Le Fort Carré d’Antibes. 1955. Antibes, Musée Picasso.

Trois textes de René Char sur Nicolas de Staël:

Bois de Staël

Je lisais récemment dans un journal du matin que des explorateurs anglais avaient photographié sur l’un des versants extrêmes de l’Himalaya, puis suivi, pendant plusieurs kilomètres, les empreintes de pieds, de pas plutôt, dans la croûte neigeuse, d’un couple d’êtres dont la présence, en ce lieu déshérité, était invraisemblable et incompréhensible. Empreintes dont le dessin figurait un pied nu d’homme, énorme, muni d’orteils et d’un talon. Ces deux passants des cimes, qui avaient ce jour-là, marqué pour d’autres leur passage, n’avaient pu toutefois être aperçus des explorateurs. Un guide himalayen assura qu’il s’agissait de l’Homme des Neiges, du Yéti. Sa conviction et son expérience en admettaient l’existence fabuleuse.
Même si j’écoute l’opinion raisonnable d’un savant du Muséum qui, consulté, répond que les empreintes pourraient être celles d’un plantigrade ou quadrumane d’une rare espèce, grand parcoureur de solitudes, les bois que Nicolas de Staël a gravés pour mes poèmes (pourtant rompus aux escalades et aux sarcasmes) apparaissent pour la première fois sur un champ de neige vierge que le rayon de soleil de votre regard tentera de faire fondre.
Staël et moi, nous ne sommes pas, hélas, des Yétis ! Mais nous approchons quelquefois plus près qu’il n’est permis de l’inconnu et de l’empire des étoiles.

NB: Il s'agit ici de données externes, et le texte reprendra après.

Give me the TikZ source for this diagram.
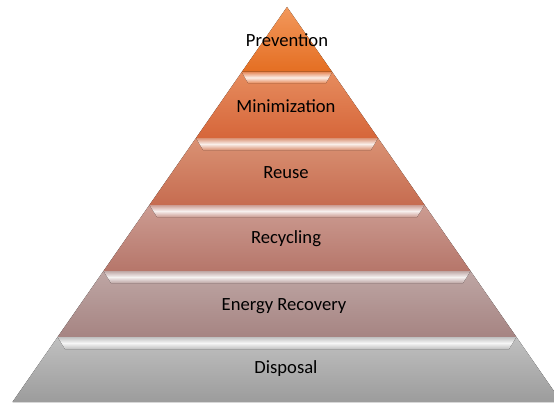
\documentclass[tikz,border=0pt]{standalone}
\usepackage{fontspec}
\setmainfont{Carlito}
\usetikzlibrary{positioning}

\definecolor{prevtop}{RGB}{242,152,92}
\definecolor{prevbot}{RGB}{228,110,34}
\definecolor{mintop}{RGB}{230,140,94}
\definecolor{minbot}{RGB}{214,102,58}
\definecolor{reusetop}{RGB}{218,146,116}
\definecolor{reusebot}{RGB}{198,108,80}
\definecolor{recytop}{RGB}{204,156,146}
\definecolor{recybot}{RGB}{182,118,106}
\definecolor{energytop}{RGB}{190,166,164}
\definecolor{energybot}{RGB}{166,132,130}
\definecolor{disptop}{RGB}{192,192,192}
\definecolor{dispbot}{RGB}{156,156,156}

\begin{document}
\begin{tikzpicture}[x=1pt, y=-1pt,
    band/.style={top color=#1, bottom color=#1, middle color=white!85!#1},
    lbl/.style={font=\fontsize{18.6}{22}\selectfont, text=black, inner sep=0pt}]
  \useasboundingbox (0,0) rectangle (554,404);
  \clip (0,0) rectangle (554,404);

  % levels, top to bottom
  \fill[top color=prevtop, bottom color=prevbot]
    (287,7) -- (332.2,72) -- (241.8,72) -- cycle;
  \fill[top color=mintop, bottom color=minbot]
    (241.8,72) -- (332.2,72) -- (378,138) -- (196,138) -- cycle;
  \fill[top color=reusetop, bottom color=reusebot]
    (196,138) -- (378,138) -- (424.6,205) -- (149.4,205) -- cycle;
  \fill[top color=recytop, bottom color=recybot]
    (149.4,205) -- (424.6,205) -- (470.5,271) -- (103.5,271) -- cycle;
  \fill[top color=energytop, bottom color=energybot]
    (103.5,271) -- (470.5,271) -- (516.4,337) -- (57.6,337) -- cycle;
  \fill[top color=disptop, bottom color=dispbot]
    (57.6,337) -- (516.4,337) -- (561.5,402) -- (12.5,402) -- cycle;

  % bevelled lips
  \fill[band=mintop]
    (241.8,72) -- (332.2,72) -- (326,83) -- (248,83) -- cycle;
  \fill[band=reusetop]
    (196,138) -- (378,138) -- (371,150) -- (203,150) -- cycle;
  \fill[band=recytop]
    (149.4,205) -- (424.6,205) -- (417,217) -- (157,217) -- cycle;
  \fill[band=energytop]
    (103.5,271) -- (470.5,271) -- (463,283) -- (111,283) -- cycle;
  \fill[band=disptop]
    (57.6,337) -- (516.4,337) -- (509,349) -- (65,349) -- cycle;

  % labels
  \node[lbl] (prevention) at (287,40) {Prevention};
  \node[lbl] (minimization) at (286,106) {Minimization};
  \node[lbl] (reuse) at (286,173) {Reuse};
  \node[lbl] (recycling) at (286,239) {Recycling};
  \node[lbl] (recovery) at (284,306) {Energy Recovery};
  \node[lbl] (disposal) at (286,369) {Disposal};
\end{tikzpicture}
\end{document}
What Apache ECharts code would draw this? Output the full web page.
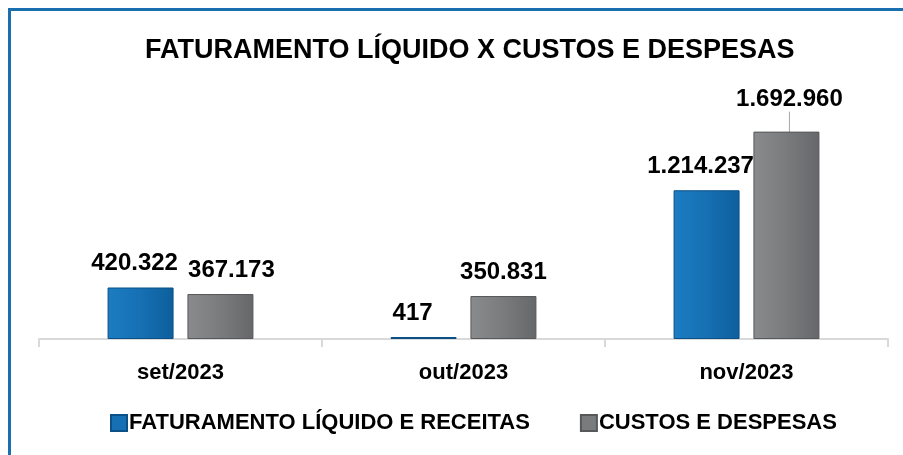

Écrit pour l’exposition de l’ouvrage Poèmes de René Char à la galerie Jacques Dubourg, 126, boulevard Haussmann à Paris. 12 décembre 1951.

Recherche de la base et du sommet, 1971.

Nicolas De Staël

Le champ de tous est celui de chacun, trop pauvre, momentanément abandonné.
Nicolas de Staël nous met en chemise et au vent la pierre fracassée.
Dans l’aven des couleurs, il la trempe, il la baigne, il l’agite, il la fronce.
Les toiliers de l’espace lui offrent un orchestre.

Ô toile de rocher, qui frémis, montrée nue sur la corde d’amour !
En secret un grand peintre va te vêtir, pour tous les yeux, du désir le plus entier et le moins exigeant.

Recherche de la base et du sommet, 1971.

Il nous a dotés…

Le “printemps” de Nicolas de Staël n’est pas de ceux qu’on aborde et qu’on quitte, après quelques éloges, parce qu’on en connaît le rapide passage, l’averse tôt chassée. Les années 1950-1954 apparaîtront plus tard, grâce à cette œuvre, comme des années de “ressaisissement” et d’accomplissement par un seul à qui il échut d’exécuter sans respirer, en quatre mouvements, une recherche longtemps voulue . Staël a peint. Et s’il a gagné de son plein gré le dur repos, il nous a dotés, nous, de l’inespéré, qui ne doit rien à l’espoir.

Publié le 9 mars 1965 dans le Nouvel Observateur sous le titre Témoignage.

Recherche de la base et du sommet, 1971.